## Raw data:
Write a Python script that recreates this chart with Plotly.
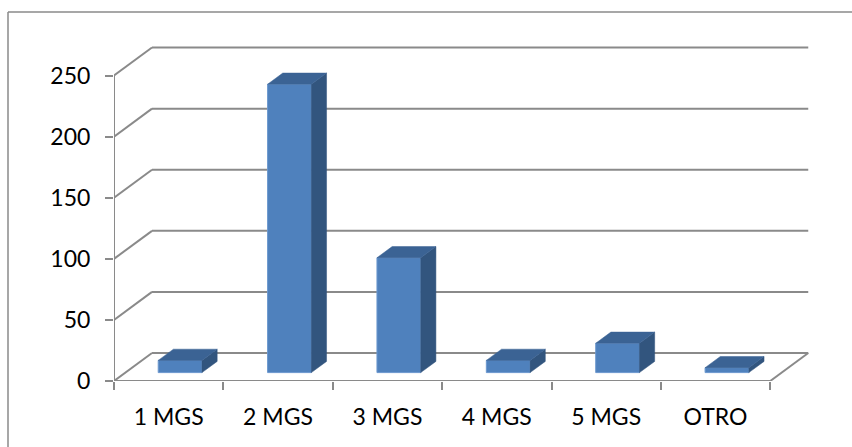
import plotly.graph_objects as go

categories = ["1 MGS", "2 MGS", "3 MGS", "4 MGS", "5 MGS", "OTRO"]
values = [10, 236, 94, 10, 24, 4]
y_ticks = [0, 50, 100, 150, 200, 250]

W, H = 852, 447
ML, MR, MT, MB = 114, 38, 45, 66
X_RANGE = [-0.5, 5.9]
Y_RANGE = [0, 275]
px_x = (W - ML - MR) / (X_RANGE[1] - X_RANGE[0])
px_y = (H - MT - MB) / (Y_RANGE[1] - Y_RANGE[0])
dX = 38 / px_x      # depth offset in x data units
dY = 28 / px_y      # depth offset in y data units
F, B = 0.3, 0.7     # bar depth span
HW = 0.2            # half bar width

GRID = "#8a8a8a"
FRONT = "#4F81BD"
TOP = "#3B6394"
SIDE = "#32557E"

n = len(categories)
xs = list(range(n))

fig = go.Figure()
fig.add_trace(go.Bar(
    x=[i + F * dX for i in xs], y=values, base=[F * dY] * n, width=2 * HW,
    marker=dict(color=FRONT, line=dict(color="#6C98CF", width=1)),
    hoverinfo="skip", showlegend=False,
))

shapes = []
def line(x0, y0, x1, y1, ref="x", w=2, layer="below"):
    shapes.append(dict(type="line", xref=ref, yref=ref.replace("x", "y"),
                       x0=x0, y0=y0, x1=x1, y1=y1, layer=layer,
                       line=dict(color=GRID, width=w)))

# walls and floor
x_left, x_right = -0.5, n - 0.5
line(x_left, 0, x_left, y_ticks[-1])
for v in y_ticks:
    line(x_left, v, x_left + dX, v + dY)
    line(x_left + dX, v + dY, x_right + dX, v + dY)
line(x_left, 0, x_right, 0)
line(x_right, 0, x_right + dX, dY)

# bar top and side faces
D = B - F
for i, v in zip(xs, values):
    x0 = i - HW + F * dX
    x1 = i + HW + F * dX
    y0 = F * dY
    y1 = v + F * dY
    top = (f"M {x0},{y1} L {x1},{y1} L {x1 + D*dX},{y1 + D*dY} "
           f"L {x0 + D*dX},{y1 + D*dY} Z")
    side = (f"M {x1},{y0} L {x1},{y1} L {x1 + D*dX},{y1 + D*dY} "
            f"L {x1 + D*dX},{y0 + D*dY} Z")
    shapes.append(dict(type="path", xref="x", yref="y", path=side, layer="above",
                       fillcolor=SIDE, line=dict(color=SIDE, width=0.5)))
    shapes.append(dict(type="path", xref="x", yref="y", path=top, layer="above",
                       fillcolor=TOP, line=dict(color=TOP, width=0.5)))

# outer chart border (top and left visible)
def paper_x(px):
    return (px - ML) / (W - ML - MR)
def paper_y(py):
    return (H - MB - py) / (H - MT - MB)
shapes.append(dict(type="line", xref="paper", yref="paper",
                   x0=paper_x(8), y0=paper_y(12), x1=paper_x(W + 2), y1=paper_y(12),
                   line=dict(color="#8a8a8a", width=1.5)))
shapes.append(dict(type="line", xref="paper", yref="paper",
                   x0=paper_x(8), y0=paper_y(12), x1=paper_x(8), y1=paper_y(H + 2),
                   line=dict(color="#8a8a8a", width=1.5)))

fig.update_layout(
    width=W, height=H,
    margin=dict(l=ML, r=MR, t=MT, b=MB, pad=0),
    paper_bgcolor="white", plot_bgcolor="white",
    shapes=shapes,
    font=dict(family="Lato", size=23, color="black"),
    xaxis=dict(range=X_RANGE, tickmode="array", tickvals=xs, ticktext=categories,
               ticks="", showgrid=False, showline=False, zeroline=False,
               ticklabelstandoff=20,
               minor=dict(tickmode="array", tickvals=[i - 0.5 for i in range(n + 1)],
                          ticks="outside", ticklen=8, tickwidth=2, tickcolor=GRID,
                          showgrid=False)),
    yaxis=dict(range=Y_RANGE, tickmode="array", tickvals=y_ticks,
               ticks="outside", ticklen=8, tickwidth=2, tickcolor=GRID,
               showgrid=False, showline=False, zeroline=False,
               ticklabelstandoff=10),
    showlegend=False,
)

fig.write_html("out.html")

## Exercise goal:
On how many lines does the word "chart" appear? Answer with only the number.

## Solution for this problem:
2